Congress has specifically passed legislation allowing US companies to defer payments of corporation tax on overseas earnings until these profits are brought onto US shores. Google is availing itself of the rights thereby created, in full compliance with US laws.
As you are well aware, there have been discussions about reforming the taxation and timing of overseas earnings, as part of wider discussions about the US Tax Code. These discussions are ongoing, but will conducted strictly by Congress and for the benefit of the American people.
Regards.
No
Google UK is a UK company trading in the UK subject to UK law
If it wants to trade here it has a duty to comply with the spirit of UK law
You are as usual apologising for organised abuse
Mr Murphy,
Your comment is incorrect.
Google as a group, including but not limited to its UK-domciled subsidiaries, must comply with the laws as passed by the British legislature (including in application of UK treaties and directives) and interpreted by the courts, and NOT with their subjectively defined ‘spirit’. That concept, ‘spirit’, does not exist in law.
The issue of compliance with the ‘spirit’ of UK law is irrelevant for the matter discussed here. At hand is the issue of the location for tax purposes of Google’s intellectual property. Clearly, that property was not developped in the UK, and it is therefore only right (and fully accepted under the law), that Google’s UK operations should be charged royalty fees for its usage.
The level of these royalties would be the same, as would be their impact on Google’s UK corporation tax position, whether the Iintellectual property was based in Bermuda, California, Greenland, or for that matter the moon.
The only country affected by Google’s choice of Bermuda as its intellectual property base is the United States (and the State of California), whose receipts of corporate tax are deferred until Google elects to repatriate the earnings it generated. As discussed in y previous entry, this differal is in full compliance with laws passed by Congress.
Regards.
Oh what utter nonsense
The royalties aren’t even paid from the UK
Didn’t you know this is a permanent establishment issue?
Mr Murphy,
It was you who brought Google UK in this conversatio, not me.
We agree with you that Google UK, as a pure marketing support entity with no clients revenues, does pay any royalties for the use of Google’s intellectual property.

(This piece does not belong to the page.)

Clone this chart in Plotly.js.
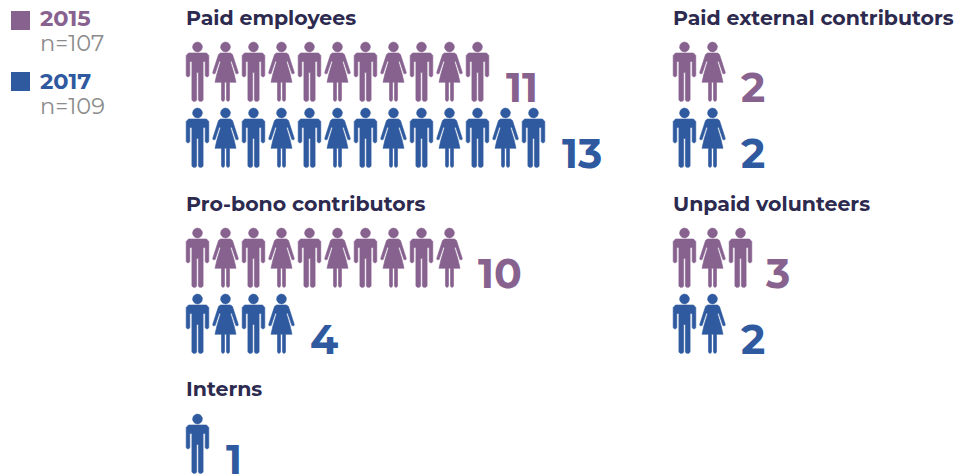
<!DOCTYPE html>
<html><head><meta charset="utf-8">
<script src="https://cdn.plot.ly/plotly-3.0.1.min.js"></script>
<style>html,body{margin:0;padding:0;background:#fff}#c{width:961px;height:474px}</style></head>
<body><div id="c"></div>
<script>
// Data
const categories = ["Paid employees","Pro-bono contributors","Interns","Paid external contributors","Unpaid volunteers"];
const values2015 = [11,10,0,2,3];
const values2017 = [13,4,1,2,2];
const years = ["2015","2017"];
const sampleLabels = ["n=107","n=109"];

// Layout of the panels (in the plot's pixel-sized axis units)
const panelLeft = [186,186,186,673,673];
const titleY = [17,203,388,17,203];
const row2015Y = [47,233,null,47,233];
const row2017Y = [113,299,419,113,299];
const pitch = 28, numberGap = 10;
const PURPLE = "#87628f", BLUE = "#2f5a9f", DARK = "#2d2a4f", GREY = "#8b8b8b";
const FONT = "Montserrat, 'Open Sans', sans-serif";

// Pictogram outlines, relative to the head centre
const manHalf = [[0,6],[9,6],[11.3,8.5],[11.3,28.5],[10.3,29.8],[8.7,29.8],[7.7,28.5],[7.7,14.5],[5.6,14.5],[5.6,53],[4.4,54.3],[2,54.3],[0.9,53],[0.9,25.5],[0,25.5]];
const womanHalf = [[0,6],[5,6],[7,7.5],[12.8,25.5],[12.3,26.8],[10.4,26.6],[6.2,14],[5,15],[8.5,26.5],[10.5,35.3],[4,35.3],[4,53],[3,54.3],[2,54.3],[1,53],[1,35.3],[0,35.3]];
function mirror(h){ return h.concat(h.slice(1,-1).reverse().map(p=>[-p[0],p[1]])); }
const outlines = [mirror(manHalf), mirror(womanHalf)];
const head = []; for(let a=0;a<24;a++){ head.push([4.9*Math.cos(a*Math.PI/12),4.9*Math.sin(a*Math.PI/12)]); }

function peopleTrace(count,left,y,color,name){
  const xs=[],ys=[];
  for(let i=0;i<count;i++){
    const cx=left+11.5+i*pitch;
    [outlines[i%2],head].forEach(o=>{
      o.forEach(p=>{xs.push(cx+p[0]);ys.push(y+p[1]);});
      xs.push(cx+o[0][0]);ys.push(y+o[0][1]);
      xs.push(null);ys.push(null);
    });
  }
  return {type:"scatter",mode:"lines",x:xs,y:ys,fill:"toself",fillcolor:color,line:{width:0.6,color:color},hoverinfo:"skip",showlegend:false,name:name,connectgaps:false};
}
const traces=[], annotations=[];
function txt(x,y,text,size,color,weight){
  annotations.push({x:x,y:y,xref:"x",yref:"y",text:text,showarrow:false,xanchor:"left",yanchor:"middle",align:"left",
    font:{family:FONT,size:size,color:color,weight:weight||400}});
}
function numberX(left,v){ return left+v*pitch+numberGap-(v===3?4:0); }
categories.forEach((c,i)=>{
  txt(panelLeft[i]-2,titleY[i],c,20.5,DARK,700);
  if(values2015[i]>0){
    traces.push(peopleTrace(values2015[i],panelLeft[i],row2015Y[i],PURPLE,c+" 2015"));
    txt(numberX(panelLeft[i],values2015[i]),row2015Y[i]+40,String(values2015[i]),41,PURPLE,700);
  }
  if(values2017[i]>0){
    traces.push(peopleTrace(values2017[i],panelLeft[i],row2017Y[i],BLUE,c+" 2017"));
    txt(numberX(panelLeft[i],values2017[i]),row2017Y[i]+40,String(values2017[i]),41,BLUE,700);
  }
});
// Legend
traces.push({type:"scatter",mode:"markers",x:[20.5,20.5],y:[20.5,81.5],marker:{symbol:"square",size:19,color:[PURPLE,BLUE],line:{width:0}},hoverinfo:"skip",showlegend:false});
txt(38,18,years[0],22.5,PURPLE,700); txt(38,42.5,sampleLabels[0],22.5,GREY,400);
txt(38,81,years[1],22.5,BLUE,700); txt(38,105.5,sampleLabels[1],22.5,GREY,400);

Plotly.newPlot("c",traces,{
  width:961,height:474,margin:{l:0,r:0,t:0,b:0},paper_bgcolor:"#fff",plot_bgcolor:"#fff",
  xaxis:{range:[0,961],visible:false,fixedrange:true},
  yaxis:{range:[474,0],visible:false,fixedrange:true},
  annotations:annotations,showlegend:false
},{displayModeBar:false,staticPlot:true});
</script></body></html>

The issue of these royalties becomes then irrelevant from a UK perspective, as we previously discussed, and no abuse of UK laws cam be construed to have taken place.
Best wishes.
But I do not agree that Google UK is a pure marketing support entity
It isn’t
Don’t twist what I say
I think Google has an operation in the Uk that should be taxed in the UK and due to Art 5 abuse avoids that
Most agree
Which is why Art 5 is acknowledged to be well over due for review
So stop misinforming
“There would be conceivably ground for legal action against any company that would fail in its duty to minimize overseas tax payments.”
So, Mr Rubio, there’s a duty to minimize overseas tax payments but not, by extension, US tax payments. You cannot believe in co-operation between nations for the benefit of all of them. So much for the American Way; greed and more greed no matter what the cost to your neighbours.